Sprechen wir über die Theater: Halten Sie eine Reform der Subventionsstrukturen der Staats- und Privattheater für nötig? Strittig bleibt ja das Ungleichgewicht zwischen Schauspielhaus und Thalia. Das stetige Argument ist ja, dies sei historisch gewachsen.

Für das Thalia hat eine Anhebung stattgefunden, und dass den Staatstheatern jetzt wieder die Tarifsteigerungen finanziert werden, ist ein erster Schritt. Die Privattheater sind alle an einer Grenze angekommen. Ich habe mich immer gegen eine Entsolidarisierung ausgesprochen. Denn alle kämpfen, und eine Umverteilung bringt keine Lösung. Wenn aber kein Geld mehr für Neuerungen da ist, dann ist das bedauerlich. Der Fördertopf für Privattheater, der um 50 Prozent gekürzt wurde, sollte wieder aufgestockt werden, um Projekte stärker fördern zu können.

Sie erwähnten den Umgang mit Intendanten: Wie bewerten Sie die künstlerische Entwicklung des Schauspielhauses?

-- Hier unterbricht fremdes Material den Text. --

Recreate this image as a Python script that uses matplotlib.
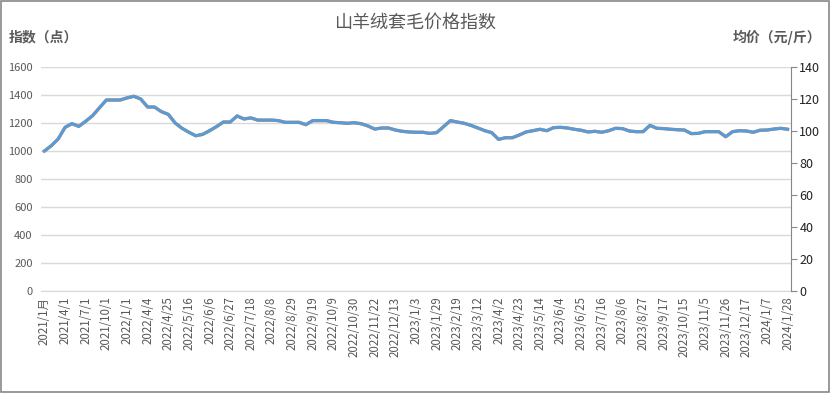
import matplotlib
matplotlib.use("Agg")
import matplotlib.pyplot as plt
from matplotlib.patches import Rectangle
import numpy as np

plt.rcParams['font.family'] = ['Noto Sans CJK SC', 'DejaVu Sans']

# 指数（点）, weekly series
index_vals = [1000, 1038, 1086, 1169, 1195, 1176, 1212, 1252, 1309, 1364,
              1364, 1364, 1379, 1391, 1371, 1314, 1314, 1281, 1262, 1200,
              1162, 1134, 1109, 1119, 1145, 1174, 1207, 1207, 1250, 1229,
              1236, 1221, 1221, 1221, 1217, 1205, 1205, 1205, 1188, 1217,
              1217, 1217, 1205, 1202, 1198, 1202, 1195, 1179, 1157, 1164,
              1164, 1150, 1141, 1136, 1134, 1134, 1126, 1131, 1174, 1217,
              1207, 1198, 1183, 1164, 1145, 1131, 1083, 1095, 1095, 1114,
              1136, 1145, 1155, 1145, 1167, 1169, 1164, 1155, 1148, 1136,
              1141, 1134, 1145, 1162, 1160, 1143, 1138, 1138, 1183, 1162,
              1160, 1155, 1152, 1150, 1124, 1126, 1138, 1138, 1138, 1102,
              1138, 1145, 1143, 1134, 1148, 1150, 1157, 1162, 1155]

# 均价（元/斤）
price_vals = [87.5, 90.8, 95.0, 102.3, 104.6, 102.9, 106.1, 109.6, 114.5, 119.4,
              119.4, 119.4, 120.7, 121.7, 120.0, 115.0, 115.0, 112.1, 110.4, 105.0,
              101.7, 99.2, 97.0, 97.9, 100.2, 102.7, 105.6, 105.6, 109.4, 107.5,
              108.2, 106.8, 106.8, 106.8, 106.5, 105.4, 105.4, 105.4, 104.0, 106.5,
              106.5, 106.5, 105.4, 105.2, 104.8, 105.2, 104.6, 103.2, 101.2, 101.9,
              101.9, 100.6, 99.8, 99.4, 99.2, 99.2, 98.5, 99.0, 102.7, 106.5,
              105.6, 104.8, 103.5, 101.9, 100.2, 99.0, 94.8, 95.8, 95.8, 97.5,
              99.4, 100.2, 101.1, 100.2, 102.1, 102.3, 101.9, 101.1, 100.5, 99.4,
              99.8, 99.2, 100.2, 101.7, 101.5, 100.0, 99.6, 99.6, 103.5, 101.7,
              101.5, 101.1, 100.8, 100.6, 98.4, 98.5, 99.6, 99.6, 99.6, 96.4,
              99.6, 100.2, 100.0, 99.2, 100.5, 100.6, 101.2, 101.7, 101.1]

# 每3个数据点一个标签
tick_labels = ['2021/1月', '2021/4/1', '2021/7/1', '2021/10/1', '2022/1/1',
               '2022/4/4', '2022/4/25', '2022/5/16', '2022/6/6', '2022/6/27',
               '2022/7/18', '2022/8/8', '2022/8/29', '2022/9/19', '2022/10/9',
               '2022/10/30', '2022/11/22', '2022/12/13', '2023/1/3', '2023/1/29',
               '2023/2/19', '2023/3/12', '2023/4/2', '2023/4/23', '2023/5/14',
               '2023/6/4', '2023/6/25', '2023/7/16', '2023/8/6', '2023/8/27',
               '2023/9/17', '2023/10/15', '2023/11/5', '2023/11/26', '2023/12/17',
               '2024/1/7', '2024/1/28']

x = np.arange(len(index_vals))
gray = '#595959'

fig = plt.figure(figsize=(8.31, 3.93), dpi=100)
ax = fig.add_axes([0.0493, 0.2595, 0.9026, 0.570])
ax2 = ax.twinx()

ax.plot(x, index_vals, color='#ed7d31', lw=2.3, solid_joinstyle='round')
ax2.plot(x, price_vals, color='#5b9bd5', lw=2.3, solid_joinstyle='round')

ax.set_ylim(0, 1600)
ax.set_yticks(range(0, 1601, 200))
ax2.set_ylim(0, 140)
ax2.set_yticks(range(0, 141, 20))
ax.set_xlim(-0.5, len(x) - 0.5)

ax.set_xticks(x[::3])
ax.set_xticklabels(tick_labels, rotation=90, fontsize=8.3, color=gray)
ax.tick_params(axis='x', length=0, pad=4)
ax.tick_params(axis='y', length=0, labelsize=8, labelcolor=gray, pad=6)
ax2.tick_params(axis='y', length=4, labelsize=9, labelcolor='#222222',
                color='#868686', pad=2)

ax.grid(axis='y', color='#d9d9d9', lw=1)
ax.set_axisbelow(True)
for s in ['top', 'left', 'right']:
    ax.spines[s].set_visible(False)
    ax2.spines[s].set_visible(False)
ax.spines['bottom'].set_color('#d9d9d9')
ax2.spines['bottom'].set_visible(False)
ax2.spines['right'].set_visible(True)
ax2.spines['right'].set_color('#868686')

fig.text(0.5, 0.94, '山羊绒套毛价格指数', ha='center', va='center',
         fontsize=13, fontweight='light', color=gray)
fig.text(0.010, 0.905, '指数（点）', ha='left', va='center',
         fontsize=10, fontweight='bold', color=gray)
fig.text(0.988, 0.905, '均价（元/斤）', ha='right', va='center',
         fontsize=10, fontweight='bold', color=gray)

fig.patches.append(Rectangle((0.001, 0.002), 0.997, 0.996, transform=fig.transFigure,
                             fill=False, edgecolor='#878787', lw=1.2))

fig.savefig('out.png', dpi=100)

Ich schätze die Arbeit, die geleistet wurde und bedauere, dass das in dieser Stadt nicht angenommen wurde. Das Hamburger Publikum reagiert zögerlich auf Neuerungen. Ich glaube außerdem, dass das Schauspielhaus mit größerem Rückhalt für Herrn Stromberg heute anders dastünde.

Hätten Sie als Senatorin Herrn Stromberg und Herrn Metzmacher gehalten?

Ich war nicht der Situation, das entscheiden zu müssen. Ich hätte es aber versucht. Ich freue mich aber auch auf Herrn Schirmer, der spannendes Theater macht, und auf Frau Young, die eine großartige Dirigentin ist.